Non solo ma la norma suddetta potrebbe anche essere  interpretata nel senso di applicare ai parchi regionali quanto previsto per quelli nazionali dall’art.12.4 (legge 349/1991) per il quale relativamente alle aree di promozione economica e sociale il piano del parco è approvato dalla Regione d’intesa con Ente Parco e Comuni.  

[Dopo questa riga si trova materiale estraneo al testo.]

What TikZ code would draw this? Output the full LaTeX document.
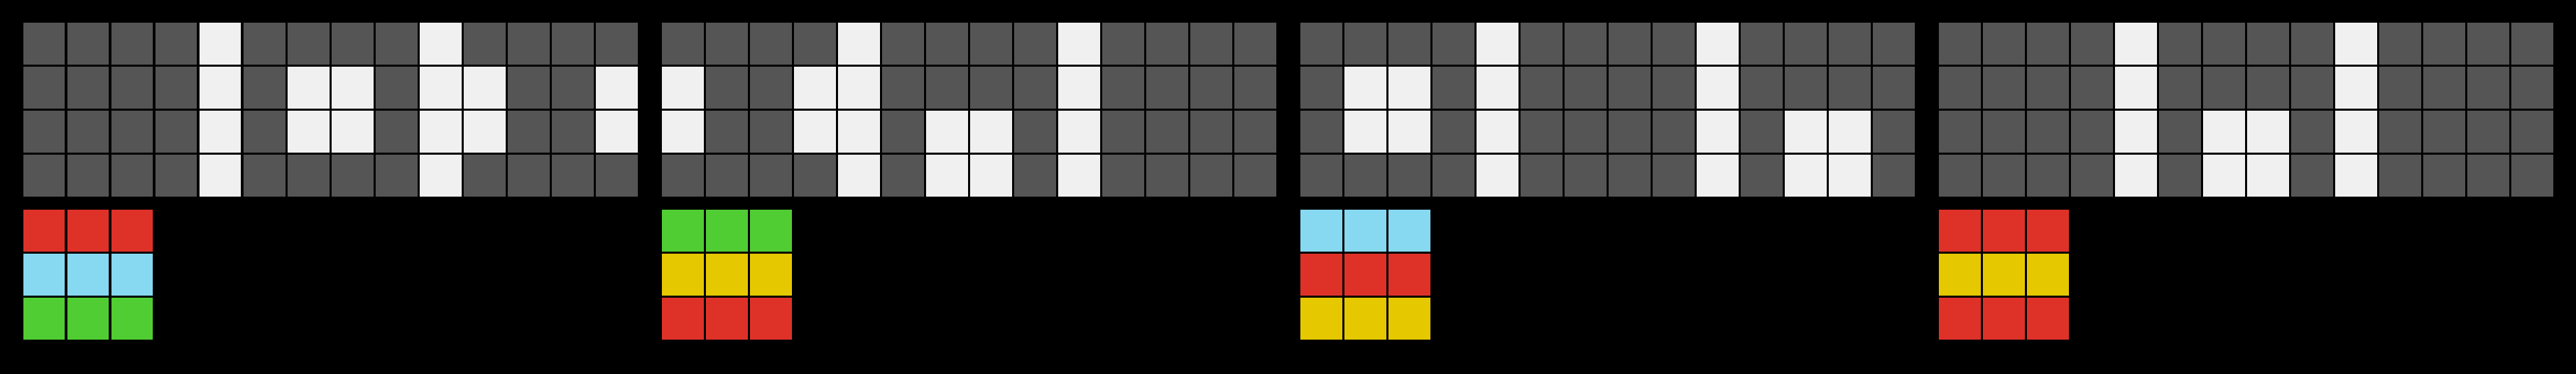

Infine occorre ricordare che la legge regionale ligure vigente in materia di aree protette (legge regionale 12/1995) prevede al comma 5 articolo 11 che: “La Comunità ha, inoltre, funzione consultiva dell’Ente di gestione dell’area protetta. In particolare, esprime parere obbligatorio o vincolante, secondo le previsioni dello Statuto”. Ora lo statuto del Parco Montemarcello Magra Vara all’articolo 27 non prevede in nessun caso pareri vincolanti della Comunità del Parco ma ciò non esclude che invece questi vengano inseriti ad esempio in relazione alle aree meno vincolate del piano del parco, al regolamento delle attività del Parco , alla stessa approvazione del piano pluriennale economico sociale e non limitarsi a fare concorrere, la Comunità del Parco, alla predisposizione delle indicazioni per la sua elaborazione come invece afferma lo statuto all’articolo 27.

È chiaro però che queste modifiche del ruolo e delle funzioni dei Comuni e della Comunità Parco non possono aggirare la ratio che sta alla base della istituzione dei Parchi. In questo senso il ruolo dell'Ente Parco deve restare quello di un soggetto amministrativo ad elevata specializzazione tecnico scientifica, con una rilevante indipendenza dalle strutture di derivazione politico rappresentativa. Questo proprio per la diversa rappresentanza di interessi tra i due Enti. L’Ente Parco quindi deve perseguire la finalità di conservazione/valorizzazione del patrimonio naturale, non attraverso un processo di continua contrattazione corporativa tra Comuni ed Enti, ma all’interno di un sistema di procedure e strumenti di gestione il più possibile oggettive e scientifiche attuate attraverso responsabilità tecniche precise e trasparenti.